I believe there is no person in a civilized world who would not know the term – Geisha. However, what exactly is Geisha? A very wide opinion in the world is that Geisha are just simple prostitutes in Japan, and as the first thing I would like to clearly state that, they most certainly are not.
This opinion originated after World War 2, and was brought to United States by its soldiers. Service men came back with wild and juicy stories about the girls called “gee-sha”. Those women were not Geisha, they were just a regular red light district prostitutes who dressed up like Geisha to attract costumers, nothing more.

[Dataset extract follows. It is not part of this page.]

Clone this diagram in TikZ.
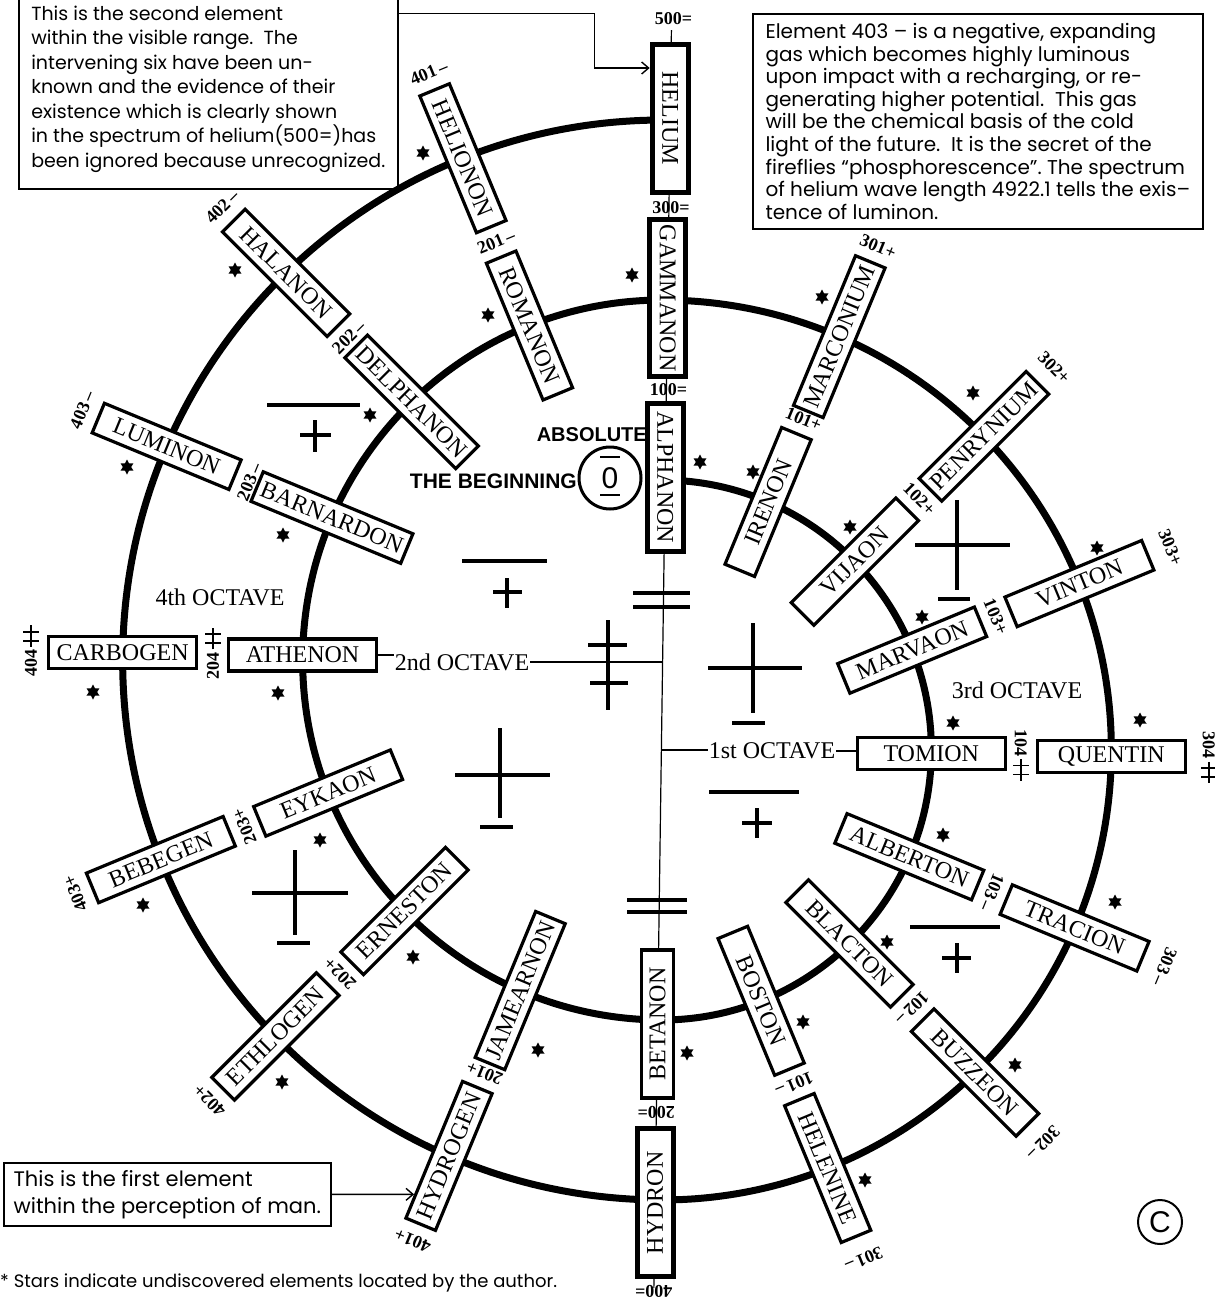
\documentclass[tikz,border=0pt]{standalone}
\usepackage{fontspec}
\setmainfont{Liberation Serif}
\newfontfamily\hand{Poppins}
\newfontfamily\bsans{Liberation Sans}
\usetikzlibrary{calc,shapes.geometric,arrows.meta}
\newcommand\dplus{\hbox to 1.2em{\rlap{\rule[0.3em]{1.2em}{1.8pt}}\hskip0.3em\rule[-0.1em]{1.8pt}{0.9em}\hskip0.4em\rule[-0.1em]{1.8pt}{0.9em}\hss}}
\begin{document}
\begin{tikzpicture}[x=1pt,y=1pt,
  elem/.style={draw, line width=3.2pt, fill=white, minimum width=148pt, minimum height=32pt, inner xsep=5pt, inner ysep=0pt, font=\fontsize{24}{24}\selectfont},
  topelem/.style={elem, line width=5pt, minimum height=36pt},
  num/.style={font=\bfseries\fontsize{18}{18}\selectfont, inner sep=1pt},
  spiral/.style={line width=7pt},
  thinline/.style={line width=1.2pt},
  sym/.style={line width=4pt},
  starnode/.style={star, star points=6, star point ratio=1.8, fill, draw=none, inner sep=0pt, minimum size=15pt},
  note/.style={draw, line width=1.6pt, align=left, inner xsep=8pt},
  oct/.style={font=\fontsize{24}{24}\selectfont, inner sep=1pt},
  arr/.style={line width=1.4pt, -{Straight Barb[length=7pt,width=12pt,line width=1.4pt]}}
]
\useasboundingbox (0,-1301) rectangle (1215,0);

\begin{scope}[rotate around={-0.8:(662,-705)}]
\coordinate (A) at (662,-750);
\coordinate (B) at (662,-660);
\coordinate (ax1) at (662,-750);
\coordinate (ax2) at (662,-662);
\draw[thinline] (662,-30) -- (662,-1288);
\draw[spiral] (662,-480) arc[start angle=90, end angle=-90, radius=270]
  arc[start angle=-90, end angle=-270, radius=360]
  arc[start angle=90, end angle=-90, radius=450]
  arc[start angle=-90, end angle=-270, radius=540];
% vertical spoke
\node[topelem, rotate=-90] (helium) at (662,-118) {HELIUM};
\node[topelem, rotate=-90] (gammanon) at (662,-298) {GAMMANON};
\node[topelem, rotate=-90] (alphanon) at (662,-477) {ALPHANON};
\node[elem, rotate=90] (betanon) at (662,-1024) {BETANON};
\node[topelem, rotate=90] (hydron) at (662,-1203) {HYDRON};
\node[num] (n500) at (664,-18) {500=};
\node[num] (n300) at (664,-208) {300=};
\node[num] (n100) at (664,-390) {100=};
\node[num, rotate=180] (n200) at (662,-1112) {200=};
\node[num, rotate=180] (n400) at (662,-1291) {400=};
% right spokes (centre A)
\node[elem, rotate=67.5] (irenon) at ($(A)+(67.5:270)$) {IRENON};
\node[elem, rotate=67.5] (marconium) at ($(A)+(67.5:450)$) {MARCONIUM};
\node[num, rotate=-22.5] (n101p) at ($(A)+(67.5:360)$) {101+};
\node[num, rotate=-22.5] (n301p) at ($(A)+(67.5:548)$) {301+};
\node[elem, rotate=45] (vijaon) at ($(A)+(45:270)$) {VIJAON};
\node[elem, rotate=45] (penrynium) at ($(A)+(45:450)$) {PENRYNIUM};
\node[num, rotate=-45] (n102p) at ($(A)+(45:360)$) {102+};
\node[num, rotate=-45] (n302p) at ($(A)+(45:548)$) {302+};
\node[elem, rotate=22.5] (marvaon) at ($(A)+(22.5:270)$) {MARVAON};
\node[elem, rotate=22.5] (vinton) at ($(A)+(22.5:450)$) {VINTON};
\node[num, rotate=-67.5] (n103p) at ($(A)+(22.5:360)$) {103+};
\node[num, rotate=-67.5] (n303p) at ($(A)+(22.5:548)$) {303+};
\node[elem] (tomion) at ($(A)+(0:270)$) {TOMION};
\node[elem] (quentin) at ($(A)+(0:450)$) {QUENTIN};
\node[num, rotate=-90] (n104) at ($(A)+(0:360)$) {104\,\dplus};
\node[num, rotate=-90] (n304) at ($(A)+(0:548)$) {304\,\dplus};
\node[elem, rotate=-22.5] (alberton) at ($(A)+(-22.5:270)$) {ALBERTON};
\node[elem, rotate=-22.5] (tracion) at ($(A)+(-22.5:450)$) {TRACION};
\node[num, rotate=-112.5] (n103m) at ($(A)+(-22.5:360)$) {103\,–};
\node[num, rotate=-112.5] (n303m) at ($(A)+(-22.5:548)$) {303\,–};
\node[elem, rotate=-45] (blacton) at ($(A)+(-45:270)$) {BLACTON};
\node[elem, rotate=-45] (buzzeon) at ($(A)+(-45:450)$) {BUZZEON};
\node[num, rotate=-135] (n102m) at ($(A)+(-45:360)$) {102\,–};
\node[num, rotate=-135] (n302m) at ($(A)+(-45:548)$) {302\,–};
\node[elem, rotate=-67.5] (boston) at ($(A)+(-67.5:270)$) {BOSTON};
\node[elem, rotate=-67.5] (helenine) at ($(A)+(-67.5:450)$) {HELENINE};
\node[num, rotate=-157.5] (n101m) at ($(A)+(-67.5:360)$) {101\,–};
\node[num, rotate=-157.5] (n301m) at ($(A)+(-67.5:548)$) {301\,–};
% left spokes (centre B)
\node[elem, rotate=-67.5] (romanon) at ($(B)+(112.5:360)$) {ROMANON};
\node[elem, rotate=-67.5] (helionon) at ($(B)+(112.5:540)$) {HELIONON};
\node[num, rotate=22.5] (n201m) at ($(B)+(112.5:450)$) {201\,–};
\node[num, rotate=22.5] (n401m) at ($(B)+(112.5:632)$) {401\,–};
\node[elem, rotate=-45] (delphanon) at ($(B)+(135:360)$) {DELPHANON};
\node[elem, rotate=-45] (halanon) at ($(B)+(135:540)$) {HALANON};
\node[num, rotate=45] (n202m) at ($(B)+(135:450)$) {202\,–};
\node[num, rotate=45] (n402m) at ($(B)+(135:632)$) {402\,–};
\node[elem, rotate=-22.5] (barnardon) at ($(B)+(157.5:360)$) {BARNARDON};
\node[elem, rotate=-22.5] (luminon) at ($(B)+(157.5:540)$) {LUMINON};
\node[num, rotate=67.5] (n203m) at ($(B)+(157.5:450)$) {203\,–};
\node[num, rotate=67.5] (n403m) at ($(B)+(157.5:632)$) {403\,–};
\node[elem] (athenon) at ($(B)+(180:360)$) {ATHENON};
\node[elem] (carbogen) at ($(B)+(180:540)$) {CARBOGEN};
\node[num, rotate=90] (n204) at ($(B)+(180:450)$) {204\,\dplus};
\node[num, rotate=90] (n404) at ($(B)+(180:632)$) {404\,\dplus};
\node[elem, rotate=22.5] (eykaon) at ($(B)+(202.5:360)$) {EYKAON};
\node[elem, rotate=22.5] (bebegen) at ($(B)+(202.5:540)$) {BEBEGEN};
\node[num, rotate=112.5] (n203p) at ($(B)+(202.5:450)$) {203+};
\node[num, rotate=112.5] (n403p) at ($(B)+(202.5:632)$) {403+};
\node[elem, rotate=45] (erneston) at ($(B)+(225:360)$) {ERNESTON};
\node[elem, rotate=45] (ethlogen) at ($(B)+(225:540)$) {ETHLOGEN};
\node[num, rotate=135] (n202p) at ($(B)+(225:450)$) {202+};
\node[num, rotate=135] (n402p) at ($(B)+(225:632)$) {402+};
\node[elem, rotate=67.5] (jamearnon) at ($(B)+(247.5:360)$) {JAMEARNON};
\node[elem, rotate=67.5] (hydrogen) at ($(B)+(247.5:540)$) {HYDROGEN};
\node[num, rotate=157.5] (n201p) at ($(B)+(247.5:450)$) {201+};
\node[num, rotate=157.5] (n401p) at ($(B)+(247.5:632)$) {401+};
\end{scope}

% double marks on the axis
\draw[sym, line width=3.5pt] (633,-593) -- (690,-593) (633,-607) -- (690,-607);
\draw[sym, line width=3.5pt] (627,-900) -- (687,-900) (627,-912) -- (687,-912);
% double cross on the 2nd octave line
\draw[sym] (608,-620) -- (608,-710) (588,-645) -- (627,-645) (590,-683) -- (628,-683);

% octave labels and their lines
\node[oct] (oct4) at (220,-597) {4th OCTAVE};
\node[oct] (oct3) at (1017,-690) {3rd OCTAVE};
\node[oct] (oct2) at (462,-662) {2nd OCTAVE};
\node[oct] (oct1) at (772,-751) {1st OCTAVE};
\draw[thinline] (athenon.east) -- (athenon.east -| oct2.west);
\draw[thinline] (oct2.east) -- (oct2.east -| ax2);
\draw[thinline] (ax1) -- (ax1 -| oct1.west);
\draw[thinline] (oct1.east) -- (oct1.east -| tomion.west);

% absolute / beginning
\node[font=\bsans\bfseries\fontsize{20}{20}\selectfont, anchor=east, inner sep=0pt] (absolute) at (647,-435) {ABSOLUTE};
\node[font=\bsans\bfseries\fontsize{21}{21}\selectfont, anchor=east, inner sep=0pt] (beginning) at (577,-481) {THE BEGINNING};
\node[circle, draw, line width=3pt, minimum size=62pt, inner sep=0pt, font=\bsans\fontsize{30}{30}\selectfont] (zero) at (610,-478) {0};
\draw[line width=2.5pt] ($(zero)+(-10,21)$) -- ++(20,0);
\draw[line width=2.5pt] ($(zero)+(-10,-17)$) -- ++(20,0);

% plus / minus signs
\draw[sym] (267,-405) -- (360,-405) (300,-435) -- (331,-435) (315,-420) -- (315,-452);
\draw[sym] (462,-561) -- (547,-561) (493,-592) -- (522,-592) (507,-578) -- (507,-608);
\draw[sym] (500,-728) -- (500,-818) (455,-775) -- (550,-775) (480,-827) -- (513,-827);
\draw[sym] (753,-623) -- (753,-713) (708,-668) -- (802,-668) (732,-723) -- (765,-723);
\draw[sym] (709,-792) -- (799,-792) (742,-823) -- (772,-823) (757,-808) -- (757,-838);
\draw[sym] (957,-500) -- (957,-590) (915,-545) -- (1010,-545) (938,-599) -- (970,-599);
\draw[sym] (910,-927) -- (1000,-927) (942,-958) -- (971,-958) (957,-943) -- (957,-973);
\draw[sym] (295,-850) -- (295,-935) (252,-893) -- (348,-893) (277,-943) -- (310,-943);

% stars
\foreach \x/\y [count=\i] in {423/153, 632/275, 235/270, 370/415, 488/315, 700/462, 753/472,
  822/297, 973/393, 850/527, 1097/548, 922/617, 127/467, 283/535, 93/692, 278/693,
  953/723, 1140/720, 943/835, 1115/902, 887/942, 320/840, 143/905, 413/957, 282/1082,
  538/1050, 687/1053, 803/1022, 865/1180, 1015/1065}
  \node[starnode] (star\i) at (\x,-\y) {};

% notes
\node[note, anchor=south west, minimum width=379pt, minimum height=200pt, font=\hand\fontsize{19}{24.5}\selectfont] (box1) at (18,-190) {This is the second element\\within the visible range.\ \ The\\intervening six have been un-\\known and the evidence of their\\existence which is clearly shown\\in the spectrum of helium(500=)has\\been ignored because unrecognized.};
\node[note, anchor=north west, minimum width=450pt, minimum height=215pt, font=\hand\fontsize{20}{22.6}\selectfont] (box2) at (752,-13) {Element 403 – is a negative, expanding\\gas which becomes highly luminous\\upon impact with a recharging, or re-\\generating higher potential.\ \ This gas\\will be the chemical basis of the cold\\light of the future.\ \ It is the secret of the\\fireflies “phosphorescence”.\ The spectrum\\of helium wave length 4922.1 tells the exis–\\tence of luminon.};
\node[note, anchor=north west, minimum width=327pt, minimum height=63pt, font=\hand\fontsize{21}{27}\selectfont] (box3) at (3,-1162) {This is the first element\\within the perception of man.};

\draw[arr] ([yshift=-25pt]box1.north east) -- ++(196,0) |- (helium.south |- 0,-68);
\coordinate (b3far) at ($(box3.east)+(200,0)$);
\draw[arr] (box3.east) -- (intersection of box3.east--b3far and hydrogen.north west--hydrogen.north east);

% footnote and copyright
\node[anchor=west, inner sep=0pt, font=\hand\fontsize{18}{18}\selectfont] (foot) at (0,-1283) {* Stars indicate undiscovered elements located by the author.};
\node[circle, draw, line width=2pt, minimum size=44pt, inner sep=0pt, font=\bsans\fontsize{30}{30}\selectfont] (copy) at (1160,-1222) {C};
\end{tikzpicture}
\end{document}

To be honest Geishas do originated in red light districts of Kyoto region, but not as prostitutes. The Odoroki or “dancing girls” were very popular in these areas for entertainment, though as some of the girls grew older it became inappropriate to take this name and so they called themselves Geisha. As everything in Japan, this caste became strongly ritualized. Geishas are sometimes mistaken with Tayuu, who were the highest rank of courtesans (in simpler words prostitutes) in pleasure quarters. Lords ruling at that time ensured that the courtesans would not be able to wear the same clothes as Geisha, as well as the Geisha could not engage in prostitution. Geishas were not aloud to compete with Tayuu for the costumers they were just working together with them helping with dances and music. This gave a beginning to the simplistic kimono and simple hairstyles of the Geisha: the point was understated elegance rather than extravagance of courtesans.
Geisha and Maiko
Let us come back to the question - who are Geisha? The word itself translates from Japanese as “art person” or “artist”. They are the professional entertainers who work in traditional Japanese teahouses called Ochaya. Geishas entertain teahouse costumers by performing various arts like singing, dancing, playing instruments and tea ceremonies. They are called “Geiko” in Kyoto region.
Maiko translates as “dancing child” but sometimes is referred as “dancing girl” as well. They are apprentice Geisha. They have to undergo a lengthy training in all the arts a real Geisha has to master like music, dancing, playing traditional instruments and singing. The training usually takes around 5 years and after that, they become Geisha. Nowadays a girl can become Maiko at the age of 16. Though not attending conventional school after becoming Maiko, they must nonetheless attend classes every morning in dance, Shamisen, singing and other "gei". Maiko as well as learning artistic pursuits must learn the social graces and old style Kyoto dialect before becoming a Geisha.
Geisha in nowadays society
The number of geisha has been declining for two main reasons. First, one is the training, which is long and hard. Second, the variance in levels of Geisha, as far as cost, has all but disappeared. Geisha have become an elite group and have therefore become very expensive. Fewer men are willing to pay the high cost of a Geisha when other entertainers (i.e. hostess) are available.